Towards quantification of doping in gallium arsenide nanostructures by low-energy scanning electron microscopy and conductive atomic force microscopy

Ran Guo; Thomas Walther

doi:10.1111/jmi.13263

Towards quantification of doping in gallium arsenide nanostructures by low-energy scanning electron microscopy and conductive atomic force microscopy

J Microsc. 2024 Mar;293(3):160-168. doi: 10.1111/jmi.13263. Epub 2024 Jan 18.

Authors

Ran Guo¹, Thomas Walther¹

Affiliation

¹ Department of Electronic & Electrical Engineering, University of Sheffield, Sheffield, UK.

PMID: 38234217
DOI: 10.1111/jmi.13263

Abstract

We calculate a universal shift in work function of 59.4 meV per decade of dopant concentration change that applies to all doped semiconductors and from this use Monte Carlo simulations to simulate the resulting change in secondary electron yield for doped GaAs.
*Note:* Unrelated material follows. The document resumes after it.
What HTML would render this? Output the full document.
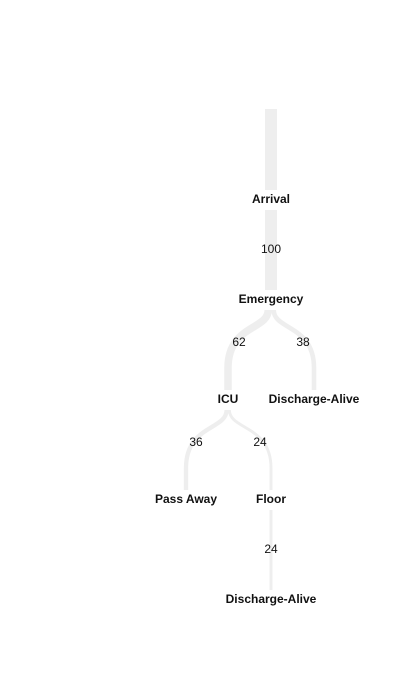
<!DOCTYPE html>
<html><head><style>
body{margin:0;background:#fff;width:411px;height:687px;overflow:hidden}
text{font-family:"Liberation Sans",Arial,sans-serif;font-size:12px;fill:#111}
.b{font-weight:bold}
</style></head><body>
<svg width="411" height="687" viewBox="0 0 411 687">
<g fill="none" stroke="#eeeeee">
<line x1="271" y1="109" x2="271" y2="190" stroke-width="12"/>
<line x1="271" y1="210" x2="271" y2="290" stroke-width="12"/>
<path d="M268.2 310 C268.2 330 228 325 228 368 L228 390" stroke-width="7.5"/>
<path d="M273.7 310 C273.7 330 314 325 314 368 L314 390" stroke-width="4.6"/>
<path d="M226.6 410 C226.6 430 186 425 186 468 L186 490" stroke-width="4.3"/>
<path d="M229.4 410 C229.4 430 271 425 271 468 L271 490" stroke-width="2.9"/>
<line x1="271" y1="510" x2="271" y2="590" stroke-width="2.9"/>
</g>
<g text-anchor="middle">
<text class="b" x="271" y="203">Arrival</text>
<text x="271" y="253">100</text>
<text class="b" x="271" y="303">Emergency</text>
<text x="239" y="346">62</text>
<text x="303" y="346">38</text>
<text class="b" x="228" y="403">ICU</text>
<text class="b" x="314" y="403">Discharge-Alive</text>
<text x="196" y="446">36</text>
<text x="260" y="446">24</text>
<text class="b" x="186" y="503">Pass Away</text>
<text class="b" x="271" y="503">Floor</text>
<text x="271" y="553">24</text>
<text class="b" x="271" y="603">Discharge-Alive</text>
</g>
</svg>
</body></html>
We then compare experimental images of doped GaAs layers from scanning electron microscopy and conductive atomic force microscopy. Kelvin probe force microscopy allows to directly measure and map local work function changes, but values measured are often smaller, typically only around half, of what theory predicts for perfectly clean surfaces.

Keywords: GaAs; Kelvin probe force microscopy (KPFM); atomic force microscopy (AFM); doping; scanning electron microscopy (SEM).